For a night out, enquire about the Tali Wiru experience. Dining under the southern desert sky, the open-air restaurant seats no more than 20 guests and has magical views over Uluru and in the distance, Kata Tjuta. It’s an adults-only experience but you can book a babysitting service at Sails in the Desert. Tali Wiru operates nightly from April until mid-October.

For evening activities that suit all members of the family, the Family Astro Tour is a fascinating look into the skies and stars suitable for all ages. Resident astronomers discuss and point out all the highlights of the constellation and its mythologies. My kids were enthralled to view the moon up close through the telescopes with no city-light or technological distractions.

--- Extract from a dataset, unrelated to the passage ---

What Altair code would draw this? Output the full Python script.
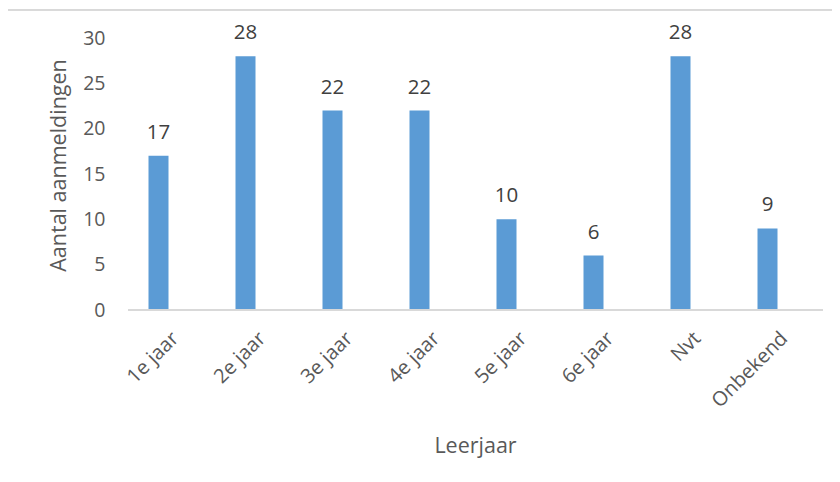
import altair as alt
import pandas as pd

categories = ["1e jaar", "2e jaar", "3e jaar", "4e jaar", "5e jaar", "6e jaar", "Nvt", "Onbekend"]
values = [17, 28, 22, 22, 10, 6, 28, 9]

df = pd.DataFrame({"Leerjaar": categories, "Aantal": values})

W, H = 696, 272
FONT = "Open Sans"
GREY = "#595959"
LINE = "#D9D9D9"

x = alt.X(
    "Leerjaar:N",
    sort=categories,
    scale=alt.Scale(paddingInner=0, paddingOuter=0),
    axis=alt.Axis(
        title="Leerjaar",
        labelAngle=-45,
        labelAlign="right",
        labelBaseline="middle",
        labelPadding=25,
        labelOffset=17,
        labelFontSize=20,
        labelColor=GREY,
        labelFont=FONT,
        domain=False,
        ticks=False,
        titleFont=FONT,
        titleFontSize=21.5,
        titleFontWeight="normal",
        titleColor=GREY,
        titleX=360,
        titleY=142,
        titleAlign="center",
        titleBaseline="alphabetic",
    ),
)
y = alt.Y(
    "Aantal:Q",
    scale=alt.Scale(domain=[0, 30], nice=False),
    axis=alt.Axis(
        title="Aantal aanmeldingen",
        values=[0, 5, 10, 15, 20, 25, 30],
        grid=False,
        domain=False,
        ticks=False,
        labelPadding=10,
        labelFontSize=19.5,
        labelColor=GREY,
        labelFont=FONT,
        titleFont=FONT,
        titleFontSize=21.5,
        titleFontWeight="normal",
        titleColor=GREY,
        titleAngle=270,
        titleX=-50,
        titleY=127,
        titleAlign="center",
        titleBaseline="alphabetic",
    ),
)

base = alt.Chart(df)

bars = base.mark_bar(size=20, color="#5B9BD5").encode(x=x, y=y)

labels = base.mark_text(
    baseline="alphabetic", dy=-17, fontSize=20.5, font=FONT, color="#404040"
).encode(x=x, y=y, text="Aantal:Q")

baseline = alt.Chart(df).mark_rule(color=LINE, strokeWidth=1.5).encode(
    x=alt.value(13), x2=alt.value(708), y=alt.value(H)
)
border_top = alt.Chart(df).mark_rule(color=LINE, strokeWidth=1).encode(
    x=alt.value(-108), x2=alt.value(730), y=alt.value(-28)
)
border_left = alt.Chart(df).mark_rule(color=LINE, strokeWidth=1).encode(
    x=alt.value(-108), y=alt.value(-28), y2=alt.value(450)
)

chart = (
    alt.layer(border_top, border_left, bars, baseline, labels)
    .properties(
        width=W,
        height=H,
        autosize=alt.AutoSizeParams(type="none"),
        padding={"left": 107, "top": 30, "right": 21, "bottom": 164},
        background="white",
    )
    .configure_view(stroke=None)
)

chart.save("out.html", embed_options={"renderer": "svg", "actions": False})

Running until 31 March 2017, the Bruce Munro Field of Light installation resembles an after-dark floriade. Internationally acclaimed British artist Munro has set the fields of Uluru twinkling with no less than 50,000 slender LED coloured lights that bloom like a field of flowers. With young children, you can take the basic two-hour journey – I’d advise taking a torch and rugging up. To see Field of Light in style, try either the ‘Night at Field of Light’ which includes entrance, canapés and drinks, a cultural performance and a three-course meal overlooking the lights; alternatively to extend this dining experience and to see the lights from above, take a ‘Night at Field of Light by Heli’ tour which includes the dinner but also a 30 minute Uluru and Kata Tjuta helicopter tour.

As we leave after our four-day stay, our suitcases heavier with hand-painted boomerangs and hand-woven Indigenous cushion-covers (and strictly, no rocks), I feel a warm glow knowing that I’ve given my family the experience of safely and comfortably visiting this soulful and special destination.